随机共振在微弱信号检测中的机理研究

It is difficult to implement extraction of weak signals in strong noise background. Although the traditional noise suppression technology can significantly reduce noise level, but the target signal can also be greatly damaged during the detection process. Based on stochastic resonance theory for weak signal detection and combined with the scholars of the existing research results at home and abroad, the project proposes the weak signal detection methods under different models combined with the traditional stochastic resonance, through which trying to solve the problems about utilization of low noise energy into signal energy. The research content includes: adaptive nonlinear coupling system of weak signal detection model; single potential function; tri-stable stochastic resonance system to improve the system performance of weak signal detection and to solve the problems of insufficient traditional bistable system noise utilization; Artificial intelligence algorithms are also introduced into stochastic resonance of nonlinear equation parameters optimization, so that the optimum parameters of the new model can be found; For aperiodic signal detection, more effective detection model is proposed; Finally, the new stochastic resonance models are implemented for the practical engineering data detection. Through this project, the stochastic resonance research of weak signal detection range is extended using different model research. The innovative models and detection methods are proposed by introducing artificial intelligence algorithms, thus improve the signal-to-noise ratio, interference noise suppression to achieve target signal detection.
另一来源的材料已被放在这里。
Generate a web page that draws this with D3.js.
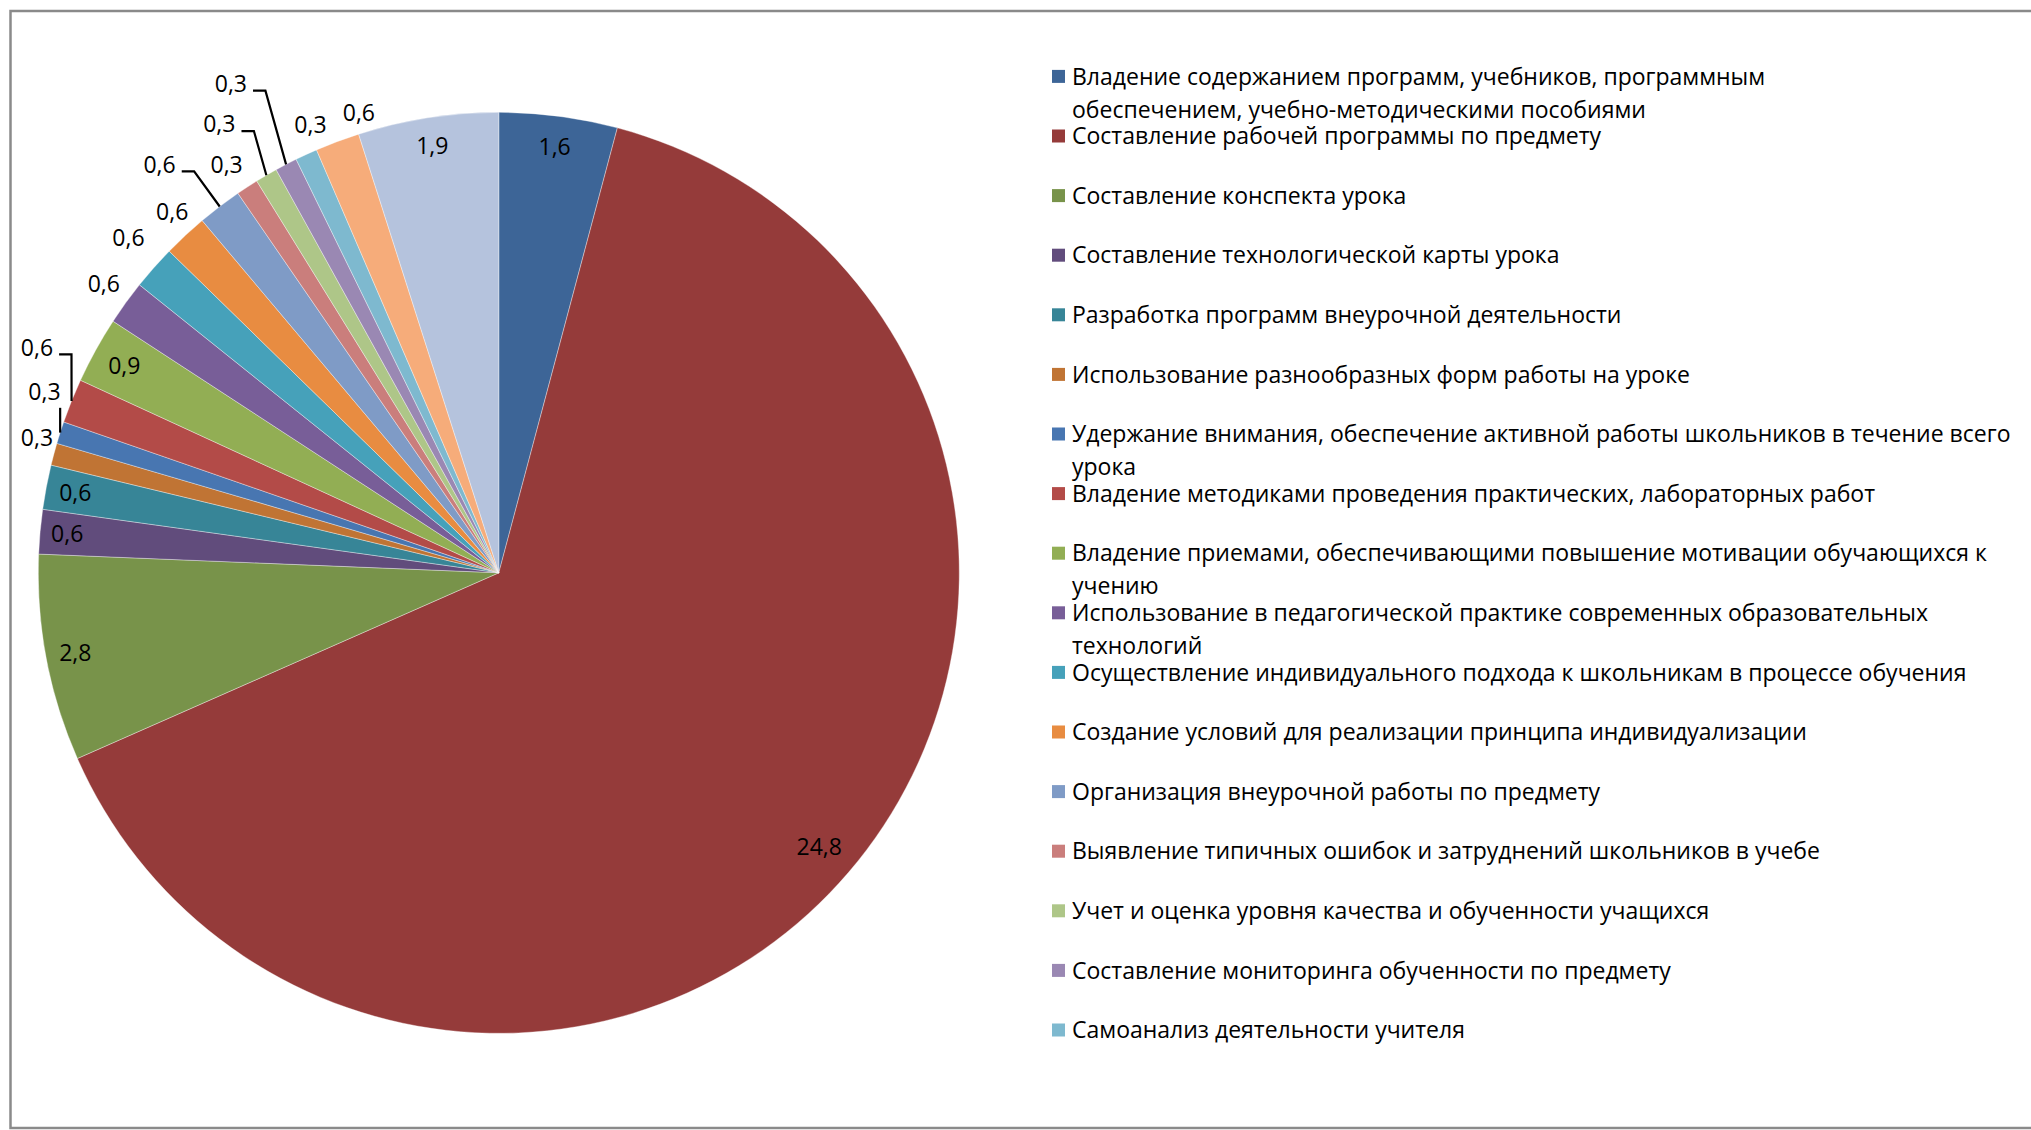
<!DOCTYPE html>
<html><head><meta charset="utf-8">
<script src="https://cdn.jsdelivr.net/npm/d3@7"></script>
<style>
html,body{margin:0;padding:0;background:#fff;}
svg{display:block;font-family:"Open Sans",sans-serif;}
</style></head><body>
<svg id="chart" width="2031" height="1130"></svg>
<script>
const categories = [
  "Владение содержанием программ, учебников, программным\nобеспечением, учебно-методическими пособиями",
  "Составление рабочей программы по предмету",
  "Составление конспекта урока",
  "Составление технологической карты урока",
  "Разработка программ внеурочной деятельности",
  "Использование разнообразных форм работы на уроке",
  "Удержание внимания, обеспечение активной работы школьников в течение всего\nурока",
  "Владение методиками проведения практических, лабораторных работ",
  "Владение приемами, обеспечивающими повышение мотивации обучающихся к\nучению",
  "Использование в педагогической практике современных образовательных\nтехнологий",
  "Осуществление индивидуального подхода к школьникам в процессе обучения",
  "Создание условий для реализации принципа индивидуализации",
  "Организация внеурочной работы по предмету",
  "Выявление типичных ошибок и затруднений школьников в учебе",
  "Учет и оценка уровня качества и обученности учащихся",
  "Составление мониторинга обученности по предмету",
  "Самоанализ деятельности учителя",
  "Категория 18",
  "Категория 19"
];
const values = [1.6, 24.8, 2.8, 0.6, 0.6, 0.3, 0.3, 0.6, 0.9, 0.6, 0.6, 0.6, 0.6, 0.3, 0.3, 0.3, 0.3, 0.6, 1.9];
const colors = ["#3D6597","#953B3A","#78934A","#614C7C","#378597","#C07434",
                "#4876B1","#B34B48","#92AE54","#785E98","#46A1BA","#E88C41",
                "#7F9BC6","#CA7E7C","#AEC688","#9A88B3","#7EB9CF","#F6AC7A","#B5C3DD"];
const legendCount = 17;   // the legend shows only the first 17 entries

// label placement (layout, not data): inside at k*R, or outside at k*R with angle nudge (deg)
const placement = [
  {t:"in",k:0.934},{t:"in",k:0.916},{t:"in",k:0.936},{t:"in",k:0.941},{t:"in",k:0.936},
  {t:"out",k:1.045,da:1.4},{t:"out",k:1.062,da:4.0,leader:true},{t:"out",k:1.116,da:4.1,leader:true},
  {t:"in",k:0.929},{t:"out",k:1.063,da:0.3},{t:"out",k:1.084,da:0.6},{t:"out",k:1.058,da:0.8},
  {t:"out",k:1.153,da:-2.4,leader:true},{t:"out",k:1.065,da:-0.6},{t:"out",k:1.148,da:-1.6,leader:true},
  {t:"out",k:1.211,da:-1.2,leader:true},{t:"out",k:1.055,da:1.9},{t:"out",k:1.044,da:3.6},{t:"in",k:0.938}
];

const data = values.map((v,i)=>({name:categories[i], value:v, color:colors[i], i}));
const ru = d3.formatLocale({decimal:",", thousands:" ", grouping:[3], currency:["",""]});
const fmt = ru.format(".1f");

const svg = d3.select("#chart");
svg.append("rect").attr("x",10.5).attr("y",11).attr("width",2100).attr("height",1117)
  .attr("fill","#fff").attr("stroke","#8a8a8a").attr("stroke-width",2.5);

const cx = 498.8, cy = 572.8, R = 460.5;
const pie = d3.pie().sort(null).value(d=>d.value);
const arcs = pie(data);
const arc = d3.arc().innerRadius(0).outerRadius(R);
const g = svg.append("g").attr("transform",`translate(${cx},${cy})`);
g.selectAll("path.slice").data(arcs).join("path").attr("class","slice")
  .attr("d",arc).attr("fill",d=>d.data.color)
  .attr("stroke","#ffffff").attr("stroke-width",0.6).attr("stroke-opacity",0.6);

const polar = (a,r)=>[r*Math.sin(a), -r*Math.cos(a)];
const labelFont = 23;
const lg = g.append("g");
arcs.forEach((d,i)=>{
  const p = placement[i];
  const mid = (d.startAngle+d.endAngle)/2;
  const a = mid + (p.da||0)*Math.PI/180;
  const [x,y] = polar(a, p.k*R);
  const t = lg.append("text").attr("x",x).attr("y",y).attr("dy","0.36em")
    .attr("text-anchor","middle").attr("font-size",labelFont).attr("fill","#000")
    .text(fmt(d.data.value));
  if(p.leader){
    const w = t.node().getComputedTextLength();
    const [px,py] = polar(mid, R);
    const x0 = x - w/2, x1 = x + w/2;
    let pts;
    if(px >= x0 && px <= x1 + 2){
      pts = [[px, y+16],[px, py]];
    } else {
      const sx = x1 + 6, ly = y + 7;
      pts = [[sx, ly],[sx+12.4, ly],[px, py]];
    }
    lg.append("path").attr("d", d3.line()(pts)).attr("fill","none")
      .attr("stroke","#000").attr("stroke-width",2.2);
  }
});

// legend
const legendItems = data.slice(0, legendCount);
const ly = d3.scalePoint().domain(d3.range(legendCount)).range([76.4, 1030]);
const leg = svg.append("g");
const lineH = 33, legFont = 23;
legendItems.forEach((d,i)=>{
  const yc = ly(i);
  leg.append("rect").attr("x",1052).attr("y",yc-6.5).attr("width",13).attr("height",13).attr("fill",d.color);
  const lines = d.name.split("\n");
  const t = leg.append("text").attr("font-size",legFont).attr("fill","#000");
  lines.forEach((ln,j)=>{
    t.append("tspan").attr("x",1072).attr("y",yc + j*lineH).attr("dy","0.36em").text(ln);
  });
});
</script>
</body></html>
微弱信号检测在强噪声背景中难以实现信号提取，传统降噪技术虽能够大幅度降低噪声，但目标信号在检测过程中同样也会造成损失。本项目以随机共振微弱信号检测理论为基础，参考国内外广大学者现有的研究成果，结合传统随机共振研究提出不同模型下微弱信号检测，解决噪声能量转化信号能量利用率低问题。具体研究内容有：自适应非线性耦合系统的微弱信号检测模型，单稳势函数，三稳态随机共振系统提升微弱信号检测性能，解决传统双稳态系统噪声利用率不足的问题；人工智能算法引入随机共振非线性方程参数寻优，提出新模型随机共振寻找实验最佳参数；对于非周期信号检测提出更为有效的检测模型；最后将随机共振模型进行实际工程数据检测，通过本项目研究扩展了随机共振微弱信号检测研究范围，创新模型思路与检测方法，引入人工智能算法，提高信噪比，扰抑噪声干扰达到目标信号检测目的。

本项目主要对Levy噪声驱动下的随机共振机理进行了一系列研究。主要包含Levy噪声驱动下的三稳随机共振机理研究与应用，Levy噪声下的耦合非线性系统中的随机共振机理研究以及Levy噪声下的一阶线性系统的微弱信号检测。在三稳系统中，通过引入非对称因子，形成了不同于经典三稳系统的非对称系统，通过改变Levy噪声中的一系列参数探究了不同参数给随机共振现象带来的变化。基于两个系统在耦合因子的作用下形成的非线性耦合系统的性能往往由于单个系统，通过将Levy噪声引入到耦合系统中，分析了其系统的随机共振特性，并验证了系统在工程应用中的有效性。在采用提出的随机共振系统检测微弱信号时，为了获得更好的检测结果，利用自适应遗传算法等对系统的参数进行优化。本项目的研究成果为Levy噪声在随机共振现象产生时参数的选择提供了参考，并为所提系统在实际工程中的应用奠定了基础。